2011 – “Maria Fragoudaki”, Skoufa Gallery, Athens, Greece

Download Catalog

Review
In 1910, Wassily Kandinsky completed his book “Concerning the Spiritual in Art” and painted the first abstract watercolour, opening a new chapter in the history of art, that of abstraction. The innovation of abstraction liberated art from its descriptive elements.

The young artist, Maria Fragoudaki, balancing between abstract and expressionistic art, presents in her first solo exhibition 35 paintings created since 2007.

Liberated from the need of pictorial representation and maintaining the ability to experiment, explore, and express, with still apparent influences from Jackson Pollock, her paintings are instinctive rather than cerebral. Fragoudaki’s paintings manifest her explorations in the vocabulary of colour and composition, thus expressing the dynamics of her materials.

The artist’s work is divided in four colour groups: red, blue, green, yellow.

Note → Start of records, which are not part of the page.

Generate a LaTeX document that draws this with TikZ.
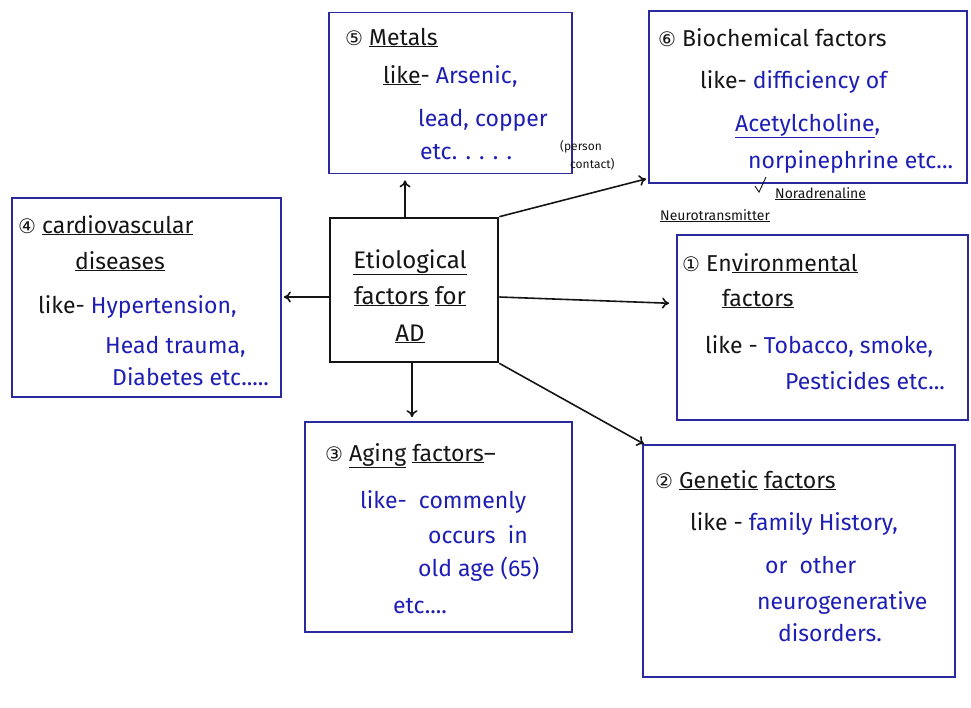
\documentclass[tikz,border=0pt]{standalone}
\usepackage{fontspec}
\setmainfont{Fira Sans}
\newfontfamily\symf{DejaVu Sans}
\usetikzlibrary{arrows.meta}
\definecolor{boxblue}{HTML}{2A2A9E}
\definecolor{inkblue}{HTML}{1E1EB4}
\definecolor{ink}{HTML}{151515}
\tikzset{
  fbox/.style={draw=boxblue,line width=1.8pt,minimum width=#1,inner sep=0pt},
  hd/.style={anchor=base west,inner sep=0pt,text=ink,font=\fontsize{23}{25}\selectfont},
  ex/.style={anchor=base west,inner sep=0pt,text=inkblue,font=\fontsize{23}{25}\selectfont},
  ctr/.style={anchor=base,inner sep=0pt,text=ink,font=\fontsize{24}{26}\selectfont},
  note/.style={anchor=base west,inner sep=0pt,text=ink,font=\fontsize{12}{13}\selectfont},
  bignote/.style={anchor=base west,inner sep=0pt,text=ink,font=\fontsize{14}{15}\selectfont},
  arr/.style={draw=ink,line width=1.6pt,-{To[length=7pt,width=11pt]}}
}
\newcommand{\cnum}[1]{{\symf\fontsize{20}{22}\selectfont #1}}
\begin{document}
\begin{tikzpicture}[x=1pt,y=-1pt]
\useasboundingbox (0,0) rectangle (971,707);

% boxes
\node[fbox=243pt,minimum height=161pt] (metals) at (450.5,93) {};
\node[fbox=318pt,minimum height=172pt] (bio) at (808,97) {};
\node[fbox=269pt,minimum height=199pt] (cardio) at (146.5,297.5) {};
\node[fbox=291pt,minimum height=185pt] (env) at (822.5,327.5) {};
\node[fbox=267pt,minimum height=210pt] (aging) at (438.5,527) {};
\node[fbox=312pt,minimum height=232pt] (gen) at (799,561) {};
\node[draw=ink,line width=2.6pt,minimum width=168pt,minimum height=144pt,inner sep=0pt] (c) at (414,290) {};

% central text
\node[ctr] (c1) at (410,268) {\underline{Etiological}};
\node[ctr] (c2) at (410,304) {\underline{factors} \underline{for}};
\node[ctr] (c3) at (410,341) {\underline{AD}};

% metals
\node[hd] (m1) at (345,45) {\cnum{⑤} \underline{Metals}};
\node[hd] (m2) at (383,83) {\underline{like}- \textcolor{inkblue}{Arsenic,}};
\node[ex] (m3) at (418,126) {lead, copper};
\node[ex] (m4) at (420,159) {etc. . . . .};
\node[note] (m5) at (560,150) {(person};
\node[note] (m6) at (570,168) {contact)};

% biochemical
\node[hd] (b1) at (658,46) {\cnum{⑥} Biochemical factors};
\node[hd] (b2) at (700,88) {like- \textcolor{inkblue}{difficiency of}};
\node[ex] (b3) at (735,131) {\underline{Acetylcholine},};
\node[ex] (b4) at (748,168) {norpinephrine etc...};
\node[bignote] (b5) at (775,198) {\underline{Noradrenaline}};
\node[bignote] (b6) at (660,220) {\underline{Neurotransmitter}};
\draw[ink,line width=0.9pt] (b4.south west) ++(18,4) -- ++(-7,15) -- ++(-4,-6);

% cardiovascular
\node[hd] (d1) at (18,233) {\cnum{④} \underline{cardiovascular}};
\node[hd] (d2) at (75,269) {\underline{diseases}};
\node[hd] (d3) at (38,313) {like- \textcolor{inkblue}{Hypertension,}};
\node[ex] (d4) at (105,353) {Head trauma,};
\node[ex] (d5) at (112,385) {Diabetes etc.....};

% environmental
\node[hd] (e1) at (682,271) {\cnum{①} En\underline{vironmental}};
\node[hd] (e2) at (722,306) {\underline{factors}};
\node[hd] (e3) at (705,353) {like - \textcolor{inkblue}{Tobacco, smoke,}};
\node[ex] (e4) at (785,389) {Pesticides etc...};

% aging
\node[hd] (a1) at (325,461) {\cnum{③} \underline{Aging} \underline{factors}–};
\node[ex] (a2) at (360,508) {like- \ commenly};
\node[ex] (a3) at (428,543) {occurs \ in};
\node[ex] (a4) at (418,576) {old age (65)};
\node[ex] (a5) at (393,613) {etc....};

% genetic
\node[hd] (g1) at (655,488) {\cnum{②} \underline{Genetic} \underline{factors}};
\node[hd] (g2) at (690,530) {like - \textcolor{inkblue}{family History,}};
\node[ex] (g3) at (765,573) {or \ other};
\node[ex] (g4) at (757,609) {neurogenerative};
\node[ex] (g5) at (778,641) {disorders.};

% connectors
\draw[arr,shorten >=6pt] ([xshift=-9pt]c.north) -- ([xshift=-9pt]c.north |- metals.south);
\draw[arr] (c.north east) -- ([xshift=-2pt,yshift=5pt]bio.south west);
\draw[arr] ([yshift=-7pt]c.west) -- ([yshift=-7pt,xshift=2pt]c.west -| cardio.east);
\draw[arr,shorten >=7pt] ([yshift=-7pt]c.east) -- ([yshift=24pt]env.west);
\draw[arr,shorten >=4pt] ([xshift=-2pt]c.south) -- ([xshift=-2pt]c.south |- aging.north);
\draw[arr] (c.south east) -- ([xshift=2pt]gen.north west);
\end{tikzpicture}
\end{document}
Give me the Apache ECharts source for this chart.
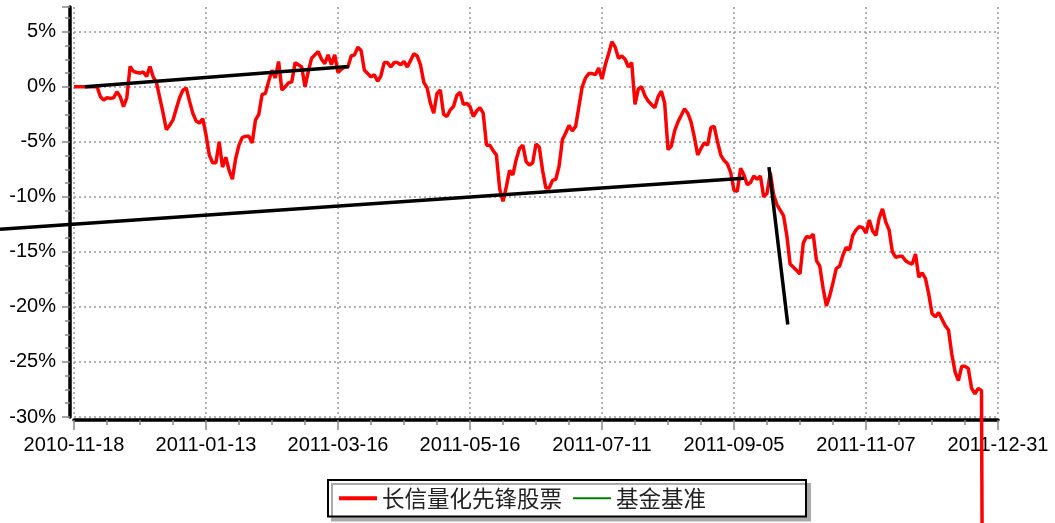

Red has a particular symbolic connotation as it has been her first choice in the dialogue she tries to establish with the viewer. Representing a range of feelings she experiences, red absorbs her and sets her free, giving a distinctive dynamic in her paintings.

All her paintings are composed through multiple dense, textured layers of colour which is characteristic of her expression mode, creating a personal style that is both fresh and highly promising.